Another important difference in Louisiana is the general acceptance of subrogation rights arising from settling third-party liability claims. In general, Louisiana permits a liability insurance carrier to subrogate against a third-party tortfeasor after settling the plaintiff’s claims. Many times, this situation presents itself in environmental contamination or personal injury cases. In general, the settling plaintiff assigns his/her subrogation rights to the liability carrier through the settlement agreement and release, thereby granting the settling carrier conventional (contractual) subrogation rights.
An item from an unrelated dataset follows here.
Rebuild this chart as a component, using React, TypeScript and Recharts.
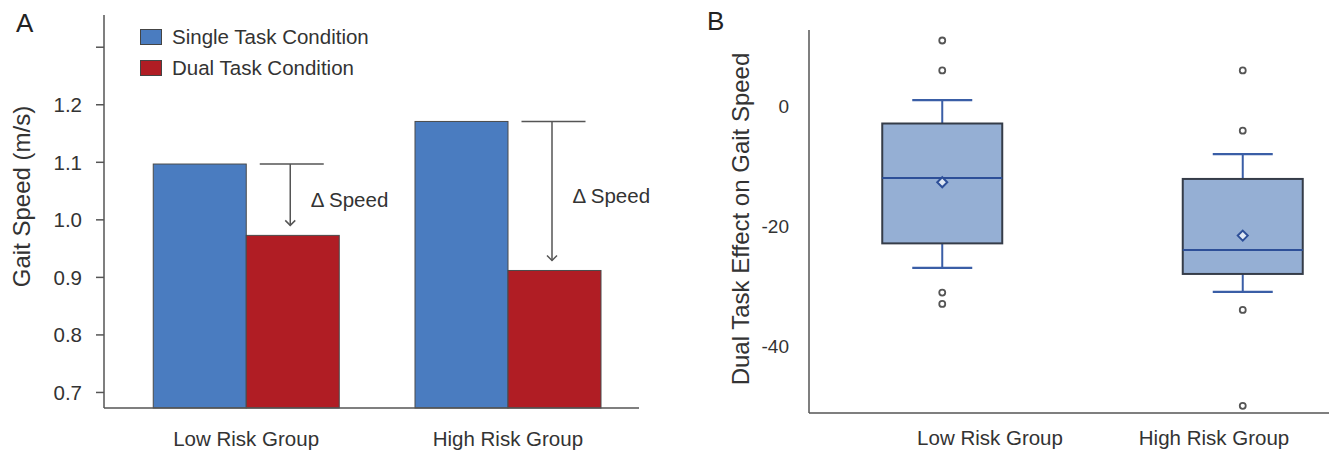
import React from 'react';
import { ComposedChart, Bar, XAxis, YAxis, Legend } from 'recharts';

const FONT = '"Liberation Sans", Arial, Helvetica, sans-serif';
const TEXT = '#333333';
const AXIS = '#555555';

// ---------- Panel A data ----------
const groups = ['Low Risk Group', 'High Risk Group'];
const singleTaskSpeed = [1.097, 1.171];
const dualTaskSpeed = [0.973, 0.912];
const speedTicks = [0.7, 0.8, 0.9, 1.0, 1.1, 1.2, 1.3];
const speedTickLabels = ['0.7', '0.8', '0.9', '1.0', '1.1', '1.2', ''];
const speedDomain = [0.673, 1.356];
const legendLabels = ['Single Task Condition', 'Dual Task Condition'];
const seriesColors = ['#4a7cc0', '#b01d24'];
const deltaLabel = '\u0394 Speed';
const panelATitle = 'Gait Speed (m/s)';

// ---------- Panel B data ----------
const whiskerLows = [-26.9, -30.9];
const quartile1s = [-22.8, -27.9];
const medians = [-11.9, -23.9];
const quartile3s = [-2.8, -12.05];
const whiskerHighs = [1.1, -7.9];
const means = [-12.6, -21.5];
const outlierValues = [
  [11.05, 6.05, -31.0, -32.9],
  [6.05, -4.0, -33.9, -49.9],
];
const effectTicks = [-40, -20, 0];
const effectDomain = [-51.1, 12.8];
const panelBTitle = 'Dual Task Effect on Gait Speed';

const barData = groups.map((g, i) => ({
  group: g,
  single: singleTaskSpeed[i],
  dual: dualTaskSpeed[i],
}));

const boxData = groups.map((g, i) => ({
  group: g,
  whiskerLow: whiskerLows[i],
  q1: quartile1s[i],
  median: medians[i],
  q3: quartile3s[i],
  whiskerHigh: whiskerHighs[i],
  mean: means[i],
  outliers: outlierValues[i],
}));

const SingleBarShape = (props: any) => {
  const { x, y, width, height, fill } = props;
  return <rect x={x} y={y} width={width} height={height} fill={fill} stroke="#4a4a4a" strokeWidth={1} />;
};

const DualBarShape = (props: any) => {
  const { x, y, width, height, fill, payload } = props;
  const pxPerUnit = height / (payload.dual - speedDomain[0]);
  const topY = y - (payload.single - payload.dual) * pxPerUnit;
  const mid = x + width / 2;
  const ax = mid - 2.5;
  const tipY = y - 10;
  return (
    <g>
      <rect x={x} y={y} width={width} height={height} fill={fill} stroke="#4a4a4a" strokeWidth={1} />
      <line x1={mid - 33} x2={mid + 31} y1={topY} y2={topY} stroke={AXIS} strokeWidth={1.5} />
      <line x1={ax} x2={ax} y1={topY} y2={tipY} stroke={AXIS} strokeWidth={1.5} />
      <polyline
        points={`${ax - 5},${tipY - 5} ${ax},${tipY} ${ax + 5},${tipY - 5}`}
        fill="none"
        stroke={AXIS}
        strokeWidth={1.5}
      />
      <text
        x={mid + 18}
        y={(topY + y) / 2}
        dominantBaseline="central"
        fontSize={20.5}
        fill={TEXT}
        fontFamily={FONT}
      >
        {deltaLabel}
      </text>
    </g>
  );
};

const BoxShape = (props: any) => {
  const { x, y, width, height, payload } = props;
  const top = Math.min(y, y + height);
  const h = Math.abs(height);
  const px = h / (payload.whiskerHigh - payload.whiskerLow);
  const vy = (v: number) => top + (payload.whiskerHigh - v) * px;
  const cx = x + width / 2;
  const capHalf = width / 4;
  const whiskerColor = '#3a5ea6';
  const mY = vy(payload.mean);
  const d = 5;
  return (
    <g>
      <line x1={cx} x2={cx} y1={vy(payload.whiskerHigh)} y2={vy(payload.q3)} stroke={whiskerColor} strokeWidth={2} />
      <line x1={cx} x2={cx} y1={vy(payload.q1)} y2={vy(payload.whiskerLow)} stroke={whiskerColor} strokeWidth={2} />
      <line x1={cx - capHalf} x2={cx + capHalf} y1={vy(payload.whiskerHigh)} y2={vy(payload.whiskerHigh)} stroke={whiskerColor} strokeWidth={2.2} />
      <line x1={cx - capHalf} x2={cx + capHalf} y1={vy(payload.whiskerLow)} y2={vy(payload.whiskerLow)} stroke={whiskerColor} strokeWidth={2.2} />
      <rect
        x={x}
        y={vy(payload.q3)}
        width={width}
        height={vy(payload.q1) - vy(payload.q3)}
        fill="#95afd4"
        stroke="#353c48"
        strokeWidth={2}
      />
      <line x1={x} x2={x + width} y1={vy(payload.median)} y2={vy(payload.median)} stroke="#2d4f98" strokeWidth={2} />
      <polygon
        points={`${cx},${mY - d} ${cx + d},${mY} ${cx},${mY + d} ${cx - d},${mY}`}
        fill="#dfe8f4"
        stroke="#2d4f98"
        strokeWidth={2}
      />
      {payload.outliers.map((o: number, i: number) => (
        <circle key={i} cx={cx} cy={vy(o)} r={3} fill="#ffffff" stroke="#555555" strokeWidth={1.8} />
      ))}
    </g>
  );
};

const LegendContent = () => (
  <div style={{ fontFamily: FONT }}>
    {legendLabels.map((label, i) => (
      <div key={label} style={{ display: 'flex', alignItems: 'center', height: 31 }}>
        <span
          style={{
            display: 'inline-block',
            width: 22,
            height: 16,
            background: seriesColors[i],
            border: '1px solid #444',
            boxSizing: 'border-box',
            marginRight: 10,
          }}
        />
        <span style={{ fontSize: 20.5, color: TEXT, whiteSpace: 'nowrap' }}>{label}</span>
      </div>
    ))}
  </div>
);

const makeYTitle = (text: string, dx: number, dy: number) => (p: any) => {
  const vb = p.viewBox || { x: 0, y: 0, width: 0, height: 0 };
  const cx = vb.x + dx;
  const cy = vb.y + vb.height / 2 + dy;
  return (
    <text
      x={cx}
      y={cy}
      transform={`rotate(-90, ${cx}, ${cy})`}
      textAnchor="middle"
      dominantBaseline="central"
      fontSize={24}
      fill={TEXT}
      fontFamily={FONT}
    >
      {text}
    </text>
  );
};

const panelLetterStyle: React.CSSProperties = {
  position: 'absolute',
  fontSize: 26,
  lineHeight: 1,
  color: '#222',
  fontFamily: FONT,
};

export default function App() {
  return (
    <div
      style={{
        position: 'absolute',
        left: 0,
        top: 0,
        width: 1342,
        height: 452,
        background: '#ffffff',
        fontFamily: FONT,
        overflow: 'hidden',
      }}
    >
      <div style={{ ...panelLetterStyle, left: 16, top: 10 }}>A</div>
      <div style={{ ...panelLetterStyle, left: 707, top: 8 }}>B</div>

      <div style={{ position: 'absolute', left: 0, top: 0 }}>
        <ComposedChart
          width={680}
          height={452}
          data={barData}
          margin={{ top: 15, right: 41, bottom: 0, left: 0 }}
          barGap={0}
        >
          <XAxis
            dataKey="group"
            height={44}
            padding={{ left: 11.25, right: 0.25 }}
            axisLine={{ stroke: AXIS, strokeWidth: 1.5 }}
            tickLine={false}
            tickSize={0}
            tickMargin={23}
            tick={{ fontSize: 20.5, fill: TEXT }}
          />
          <YAxis
            type="number"
            width={104}
            domain={speedDomain}
            ticks={speedTicks}
            tickFormatter={(v: number) => speedTickLabels[speedTicks.indexOf(v)] ?? ''}
            axisLine={{ stroke: AXIS, strokeWidth: 1.5 }}
            tickLine={{ stroke: AXIS, strokeWidth: 1.5 }}
            tickSize={8}
            tickMargin={14}
            tick={{ fontSize: 20.5, fill: TEXT }}
            label={{ content: makeYTitle(panelATitle, 21.5, -15) }}
          />
          <Legend
            layout="vertical"
            align="center"
            verticalAlign="middle"
            wrapperStyle={{ top: 21, left: 140, width: 300 }}
            content={LegendContent}
          />
          <Bar
            dataKey="single"
            name={legendLabels[0]}
            fill={seriesColors[0]}
            barSize={93}
            shape={SingleBarShape}
            isAnimationActive={false}
          />
          <Bar
            dataKey="dual"
            name={legendLabels[1]}
            fill={seriesColors[1]}
            barSize={93}
            shape={DualBarShape}
            isAnimationActive={false}
          />
        </ComposedChart>
      </div>

      <div style={{ position: 'absolute', left: 680, top: 0 }}>
        <ComposedChart
          width={662}
          height={452}
          data={boxData}
          margin={{ top: 30, right: 13, bottom: 0, left: 0 }}
        >
          <XAxis
            xAxisId="box"
            dataKey="group"
            hide
            height={0}
            padding={{ left: -16.75, right: -64.25 }}
          />
          <XAxis
            xAxisId="lab"
            dataKey="group"
            height={39}
            padding={{ left: 69, right: 3 }}
            axisLine={{ stroke: AXIS, strokeWidth: 1.5 }}
            tickLine={false}
            tickSize={0}
            tickMargin={17}
            tick={{ fontSize: 20.5, fill: TEXT }}
          />
          <YAxis
            type="number"
            width={129}
            domain={effectDomain}
            ticks={effectTicks}
            axisLine={{ stroke: AXIS, strokeWidth: 1.5 }}
            tickLine={false}
            tickSize={0}
            tickMargin={20}
            tick={{ fontSize: 19, fill: TEXT }}
            label={{ content: makeYTitle(panelBTitle, 60, -2.5) }}
          />
          <Bar
            xAxisId="box"
            dataKey={(d: any) => [d.whiskerLow, d.whiskerHigh]}
            barSize={120}
            shape={BoxShape}
            isAnimationActive={false}
          />
        </ComposedChart>
      </div>
    </div>
  );
}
While the vast majority of Louisiana law is conceptually the same as common law jurisdictions, a major difference is in the terminology. For example, a statute of limitations is referred to as “prescription,” and a statute of repose is referred to “peremption.” As I joked with my colleagues after obtaining my Louisiana bar license last year, the Louisiana bar should provide a Louisiana-to-common-law dictionary for those of us who started our practice at the common law.  Once the differences and opportunities in Louisiana are understood, as they say in Cajun country: Laissez les bon temps rouler—Let the good times roll.